Blend brown sugar with the nuts and spread
evenly over cake batter. Bake as directed.

 
Rec. Apple Streusel Coffee Cake...

This is a long time favourite recipe given to me by an old neighbour. A friend, who's wife doesn't bake much, requests this often for his birthday.

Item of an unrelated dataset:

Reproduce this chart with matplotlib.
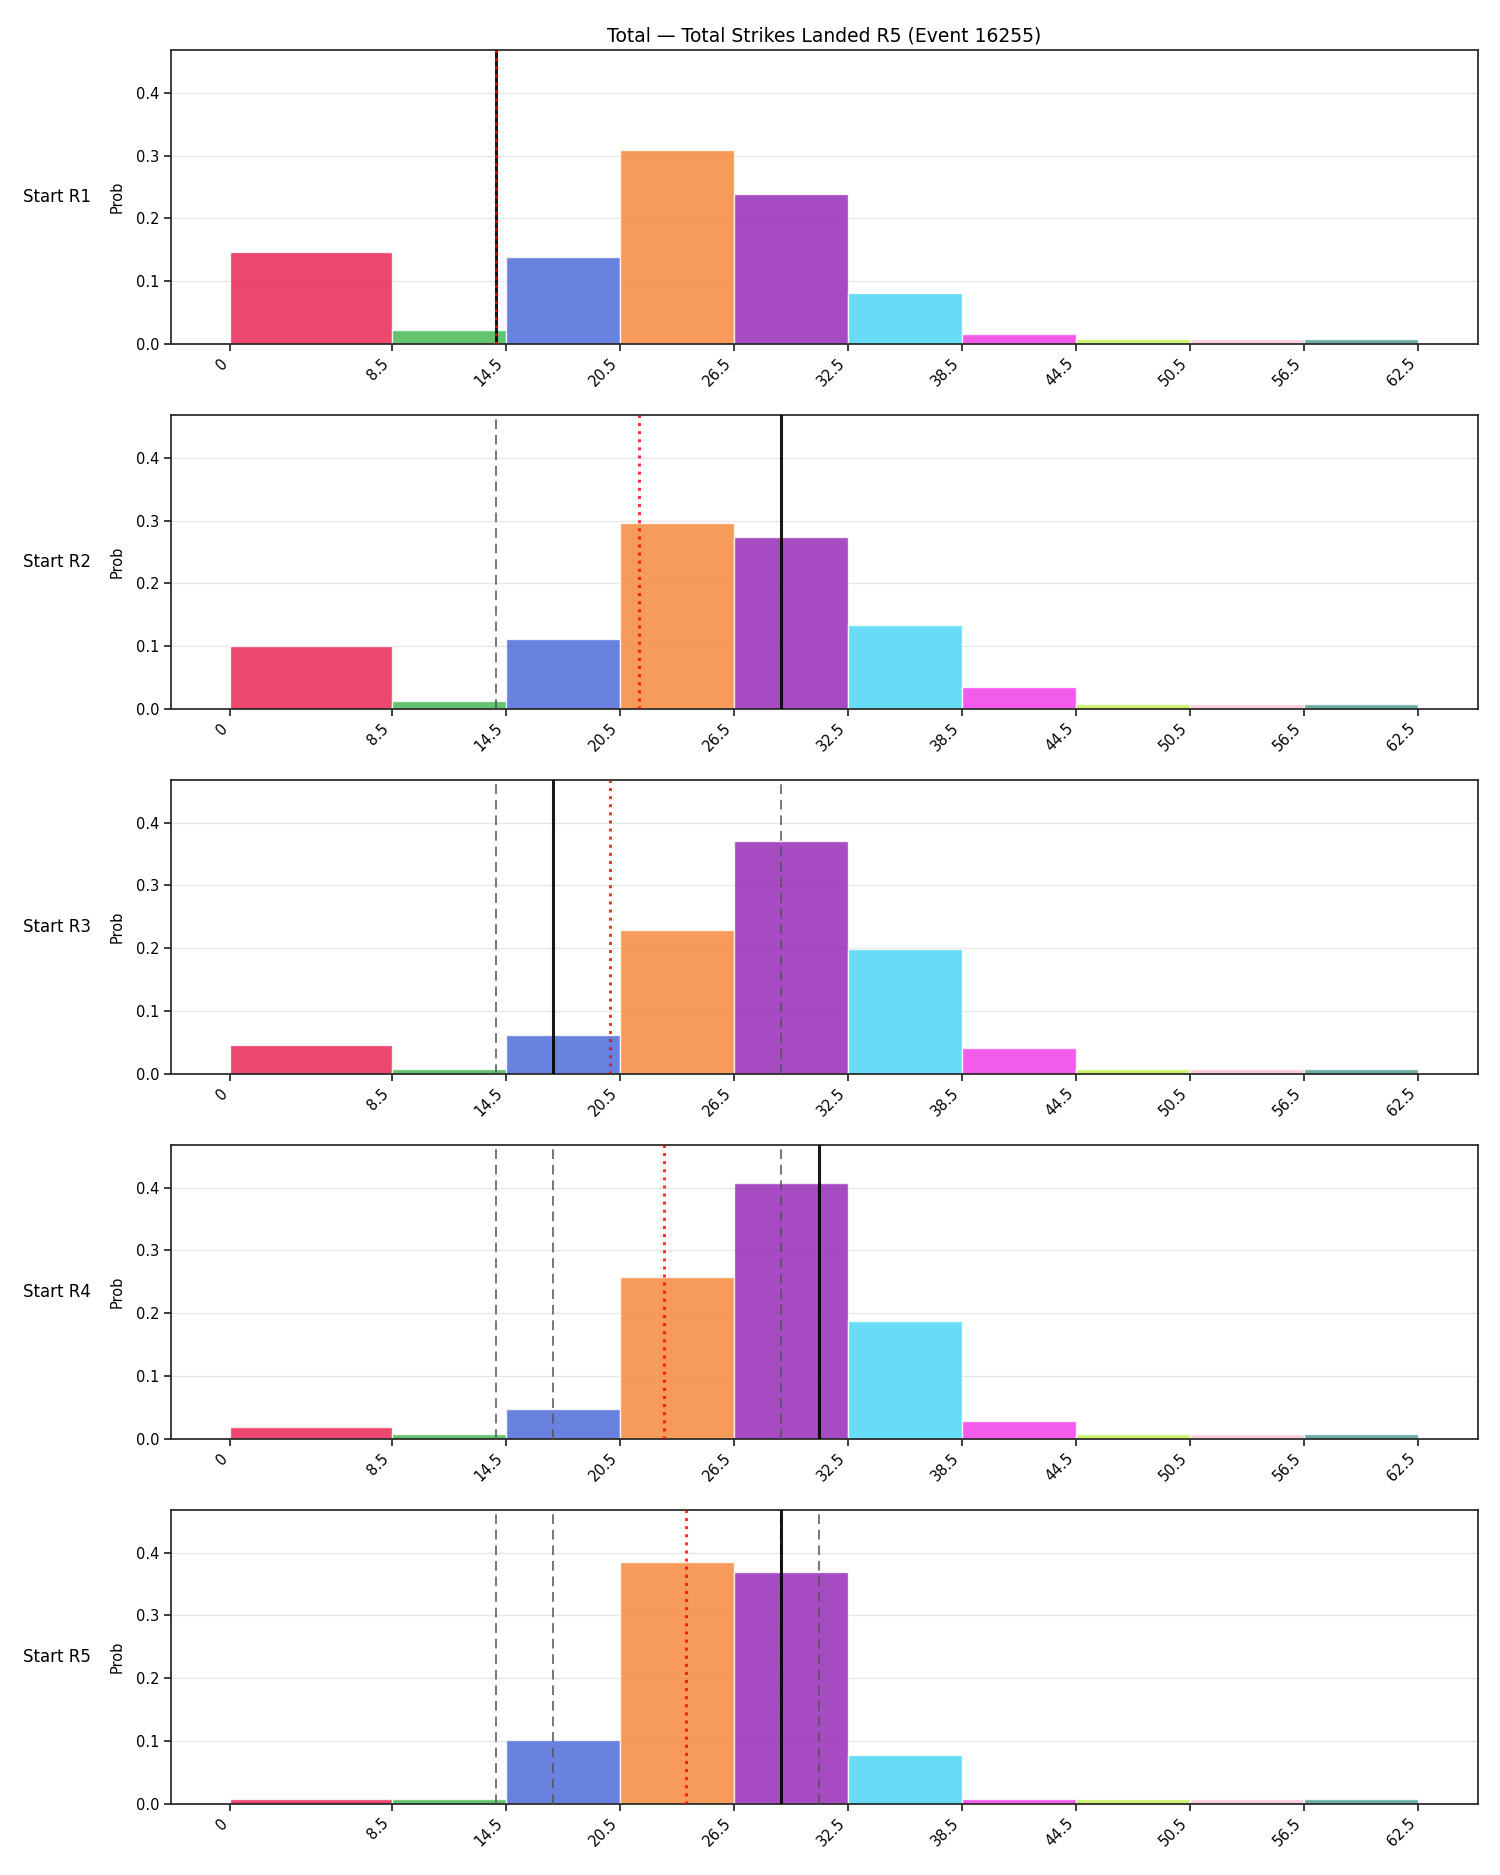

* Exported from MasterCook *

MARY'S APPLE STREUSEL COFFEE CAKE

Recipe By : Mary
Serving Size : 1 Preparation Time :0:00
Categories : Cakes And Muffins

Amount Measure Ingredient -- Preparation Method

TOPPING:
3/4 cup lightly packed brown sugar
2 teaspoons cinnamon
3 tablespoons soft butter
3/4 cup chopped pecans
CAKE:
1 cup sugar
1/3 cup butter or margarine
2 eggs
1 teaspoon vanilla
2 1/4 cups flour
2 teaspoons baking powder
1/4 teaspoon salt
1/2 teaspoon baking soda
1 cup sour cream
2 cups peeled and finely chopped apples

Mix topping ingredients well and set aside.
Cream margarine and sugar. Add eggs and vanilla and continue beating until light and fluffy.
Combine flour, baking powder, soda and salt. Add dry ingredients alternately with sour cream to cream mixture, beginning and ending with dry ingredients. Fold in chopped apples.
Spread batter in a greased 9x12 inch cake pan. Sprinkle topping mixture evenly over batter.
Bake at 350 degrees for 35 - 40 minutes until toothpick inserted in centre comes out clean. Cool in pan on wire rack. Top with ice cream or whipped cream.